## Supplied information:
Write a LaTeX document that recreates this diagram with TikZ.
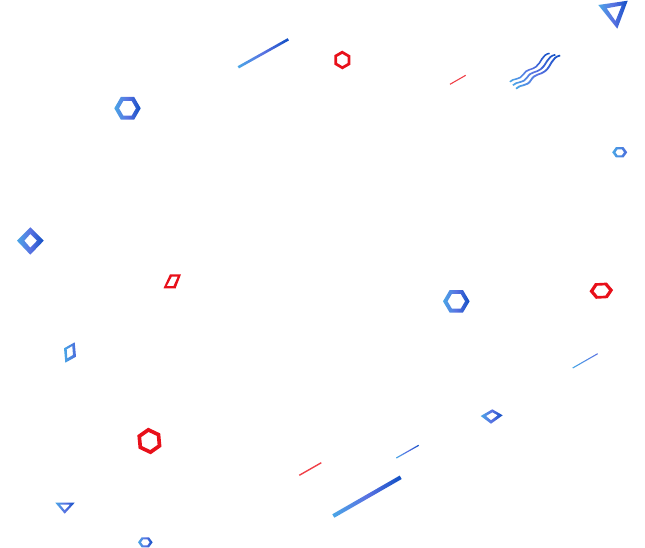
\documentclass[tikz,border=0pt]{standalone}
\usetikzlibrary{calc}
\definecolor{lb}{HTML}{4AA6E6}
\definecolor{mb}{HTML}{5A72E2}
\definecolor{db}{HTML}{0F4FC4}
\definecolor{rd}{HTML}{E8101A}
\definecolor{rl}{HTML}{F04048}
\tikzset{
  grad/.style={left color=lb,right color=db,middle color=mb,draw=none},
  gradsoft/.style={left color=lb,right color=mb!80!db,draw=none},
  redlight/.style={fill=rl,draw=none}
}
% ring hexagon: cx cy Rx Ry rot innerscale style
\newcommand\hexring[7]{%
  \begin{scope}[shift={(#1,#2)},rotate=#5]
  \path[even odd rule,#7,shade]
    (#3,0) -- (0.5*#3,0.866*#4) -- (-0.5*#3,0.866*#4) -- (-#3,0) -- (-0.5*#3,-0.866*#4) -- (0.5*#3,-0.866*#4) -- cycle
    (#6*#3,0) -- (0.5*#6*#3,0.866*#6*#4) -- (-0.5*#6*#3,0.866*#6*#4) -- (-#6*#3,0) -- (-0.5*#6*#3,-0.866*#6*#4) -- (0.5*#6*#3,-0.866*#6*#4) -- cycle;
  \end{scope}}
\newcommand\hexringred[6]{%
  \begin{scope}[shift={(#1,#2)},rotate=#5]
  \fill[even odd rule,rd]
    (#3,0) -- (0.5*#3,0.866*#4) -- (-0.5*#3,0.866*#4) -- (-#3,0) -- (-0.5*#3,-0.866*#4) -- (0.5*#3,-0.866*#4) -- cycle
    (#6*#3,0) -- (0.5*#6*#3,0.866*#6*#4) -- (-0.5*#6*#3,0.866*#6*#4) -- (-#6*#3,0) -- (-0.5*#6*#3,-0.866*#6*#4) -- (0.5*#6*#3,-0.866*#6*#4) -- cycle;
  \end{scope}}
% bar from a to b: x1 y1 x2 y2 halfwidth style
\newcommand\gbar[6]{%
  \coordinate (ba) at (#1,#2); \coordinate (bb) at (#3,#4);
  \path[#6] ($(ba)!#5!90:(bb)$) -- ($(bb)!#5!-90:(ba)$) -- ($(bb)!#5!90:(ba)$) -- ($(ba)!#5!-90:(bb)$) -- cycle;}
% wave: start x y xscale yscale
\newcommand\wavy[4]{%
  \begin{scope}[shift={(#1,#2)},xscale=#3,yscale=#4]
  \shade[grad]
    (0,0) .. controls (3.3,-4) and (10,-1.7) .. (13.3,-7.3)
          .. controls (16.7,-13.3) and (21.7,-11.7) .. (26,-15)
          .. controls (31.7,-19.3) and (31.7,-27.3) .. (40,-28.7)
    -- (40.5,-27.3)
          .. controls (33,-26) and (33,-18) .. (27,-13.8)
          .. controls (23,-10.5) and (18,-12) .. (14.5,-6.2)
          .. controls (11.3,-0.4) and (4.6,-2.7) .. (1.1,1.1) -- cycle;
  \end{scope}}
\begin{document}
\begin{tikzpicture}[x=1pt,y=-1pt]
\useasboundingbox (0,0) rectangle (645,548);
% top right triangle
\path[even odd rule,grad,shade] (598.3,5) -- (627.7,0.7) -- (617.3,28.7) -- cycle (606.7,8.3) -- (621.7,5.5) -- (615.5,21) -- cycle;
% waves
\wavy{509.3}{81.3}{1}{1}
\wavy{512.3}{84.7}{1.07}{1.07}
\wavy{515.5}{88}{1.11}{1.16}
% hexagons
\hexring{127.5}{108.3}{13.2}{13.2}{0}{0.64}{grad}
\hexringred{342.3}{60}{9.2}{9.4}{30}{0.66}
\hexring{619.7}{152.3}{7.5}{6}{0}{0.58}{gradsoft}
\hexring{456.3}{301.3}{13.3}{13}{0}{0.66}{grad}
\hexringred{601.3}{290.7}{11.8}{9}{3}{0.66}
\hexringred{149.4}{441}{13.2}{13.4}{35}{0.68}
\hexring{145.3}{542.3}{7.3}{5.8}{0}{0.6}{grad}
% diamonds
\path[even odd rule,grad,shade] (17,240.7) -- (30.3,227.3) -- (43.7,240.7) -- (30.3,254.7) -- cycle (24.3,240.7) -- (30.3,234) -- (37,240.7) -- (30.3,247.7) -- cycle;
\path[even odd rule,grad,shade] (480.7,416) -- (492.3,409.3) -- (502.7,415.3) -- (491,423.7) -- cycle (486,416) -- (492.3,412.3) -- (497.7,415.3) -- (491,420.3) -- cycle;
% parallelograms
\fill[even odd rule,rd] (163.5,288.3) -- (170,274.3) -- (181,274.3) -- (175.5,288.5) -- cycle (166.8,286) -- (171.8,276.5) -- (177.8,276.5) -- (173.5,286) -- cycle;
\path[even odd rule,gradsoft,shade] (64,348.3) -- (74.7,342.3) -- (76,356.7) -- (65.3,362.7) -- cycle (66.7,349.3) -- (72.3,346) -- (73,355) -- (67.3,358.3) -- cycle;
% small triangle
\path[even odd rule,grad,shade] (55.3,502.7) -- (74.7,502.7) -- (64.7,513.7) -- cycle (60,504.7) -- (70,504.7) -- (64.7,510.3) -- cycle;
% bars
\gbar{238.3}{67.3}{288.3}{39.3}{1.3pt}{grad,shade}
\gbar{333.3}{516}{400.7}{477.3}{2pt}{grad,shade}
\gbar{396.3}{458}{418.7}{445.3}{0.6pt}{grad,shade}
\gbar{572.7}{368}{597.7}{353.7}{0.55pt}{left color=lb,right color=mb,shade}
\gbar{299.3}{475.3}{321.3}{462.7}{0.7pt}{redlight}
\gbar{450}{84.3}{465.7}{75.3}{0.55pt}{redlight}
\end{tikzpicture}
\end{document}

## Task directions:
Set down the material exactly, every line of it, except for the pictures.

## Worked solution:
Write a LaTeX document that recreates this diagram with TikZ.
\documentclass[tikz,border=0pt]{standalone}
\usetikzlibrary{calc}
\definecolor{lb}{HTML}{4AA6E6}
\definecolor{mb}{HTML}{5A72E2}
\definecolor{db}{HTML}{0F4FC4}
\definecolor{rd}{HTML}{E8101A}
\definecolor{rl}{HTML}{F04048}
\tikzset{
  grad/.style={left color=lb,right color=db,middle color=mb,draw=none},
  gradsoft/.style={left color=lb,right color=mb!80!db,draw=none},
  redlight/.style={fill=rl,draw=none}
}
% ring hexagon: cx cy Rx Ry rot innerscale style
\newcommand\hexring[7]{%
  \begin{scope}[shift={(#1,#2)},rotate=#5]
  \path[even odd rule,#7,shade]
    (#3,0) -- (0.5*#3,0.866*#4) -- (-0.5*#3,0.866*#4) -- (-#3,0) -- (-0.5*#3,-0.866*#4) -- (0.5*#3,-0.866*#4) -- cycle
    (#6*#3,0) -- (0.5*#6*#3,0.866*#6*#4) -- (-0.5*#6*#3,0.866*#6*#4) -- (-#6*#3,0) -- (-0.5*#6*#3,-0.866*#6*#4) -- (0.5*#6*#3,-0.866*#6*#4) -- cycle;
  \end{scope}}
\newcommand\hexringred[6]{%
  \begin{scope}[shift={(#1,#2)},rotate=#5]
  \fill[even odd rule,rd]
    (#3,0) -- (0.5*#3,0.866*#4) -- (-0.5*#3,0.866*#4) -- (-#3,0) -- (-0.5*#3,-0.866*#4) -- (0.5*#3,-0.866*#4) -- cycle
    (#6*#3,0) -- (0.5*#6*#3,0.866*#6*#4) -- (-0.5*#6*#3,0.866*#6*#4) -- (-#6*#3,0) -- (-0.5*#6*#3,-0.866*#6*#4) -- (0.5*#6*#3,-0.866*#6*#4) -- cycle;
  \end{scope}}
% bar from a to b: x1 y1 x2 y2 halfwidth style
\newcommand\gbar[6]{%
  \coordinate (ba) at (#1,#2); \coordinate (bb) at (#3,#4);
  \path[#6] ($(ba)!#5!90:(bb)$) -- ($(bb)!#5!-90:(ba)$) -- ($(bb)!#5!90:(ba)$) -- ($(ba)!#5!-90:(bb)$) -- cycle;}
% wave: start x y xscale yscale
\newcommand\wavy[4]{%
  \begin{scope}[shift={(#1,#2)},xscale=#3,yscale=#4]
  \shade[grad]
    (0,0) .. controls (3.3,-4) and (10,-1.7) .. (13.3,-7.3)
          .. controls (16.7,-13.3) and (21.7,-11.7) .. (26,-15)
          .. controls (31.7,-19.3) and (31.7,-27.3) .. (40,-28.7)
    -- (40.5,-27.3)
          .. controls (33,-26) and (33,-18) .. (27,-13.8)
          .. controls (23,-10.5) and (18,-12) .. (14.5,-6.2)
          .. controls (11.3,-0.4) and (4.6,-2.7) .. (1.1,1.1) -- cycle;
  \end{scope}}
\begin{document}
\begin{tikzpicture}[x=1pt,y=-1pt]
\useasboundingbox (0,0) rectangle (645,548);
% top right triangle
\path[even odd rule,grad,shade] (598.3,5) -- (627.7,0.7) -- (617.3,28.7) -- cycle (606.7,8.3) -- (621.7,5.5) -- (615.5,21) -- cycle;
% waves
\wavy{509.3}{81.3}{1}{1}
\wavy{512.3}{84.7}{1.07}{1.07}
\wavy{515.5}{88}{1.11}{1.16}
% hexagons
\hexring{127.5}{108.3}{13.2}{13.2}{0}{0.64}{grad}
\hexringred{342.3}{60}{9.2}{9.4}{30}{0.66}
\hexring{619.7}{152.3}{7.5}{6}{0}{0.58}{gradsoft}
\hexring{456.3}{301.3}{13.3}{13}{0}{0.66}{grad}
\hexringred{601.3}{290.7}{11.8}{9}{3}{0.66}
\hexringred{149.4}{441}{13.2}{13.4}{35}{0.68}
\hexring{145.3}{542.3}{7.3}{5.8}{0}{0.6}{grad}
% diamonds
\path[even odd rule,grad,shade] (17,240.7) -- (30.3,227.3) -- (43.7,240.7) -- (30.3,254.7) -- cycle (24.3,240.7) -- (30.3,234) -- (37,240.7) -- (30.3,247.7) -- cycle;
\path[even odd rule,grad,shade] (480.7,416) -- (492.3,409.3) -- (502.7,415.3) -- (491,423.7) -- cycle (486,416) -- (492.3,412.3) -- (497.7,415.3) -- (491,420.3) -- cycle;
% parallelograms
\fill[even odd rule,rd] (163.5,288.3) -- (170,274.3) -- (181,274.3) -- (175.5,288.5) -- cycle (166.8,286) -- (171.8,276.5) -- (177.8,276.5) -- (173.5,286) -- cycle;
\path[even odd rule,gradsoft,shade] (64,348.3) -- (74.7,342.3) -- (76,356.7) -- (65.3,362.7) -- cycle (66.7,349.3) -- (72.3,346) -- (73,355) -- (67.3,358.3) -- cycle;
% small triangle
\path[even odd rule,grad,shade] (55.3,502.7) -- (74.7,502.7) -- (64.7,513.7) -- cycle (60,504.7) -- (70,504.7) -- (64.7,510.3) -- cycle;
% bars
\gbar{238.3}{67.3}{288.3}{39.3}{1.3pt}{grad,shade}
\gbar{333.3}{516}{400.7}{477.3}{2pt}{grad,shade}
\gbar{396.3}{458}{418.7}{445.3}{0.6pt}{grad,shade}
\gbar{572.7}{368}{597.7}{353.7}{0.55pt}{left color=lb,right color=mb,shade}
\gbar{299.3}{475.3}{321.3}{462.7}{0.7pt}{redlight}
\gbar{450}{84.3}{465.7}{75.3}{0.55pt}{redlight}
\end{tikzpicture}
\end{document}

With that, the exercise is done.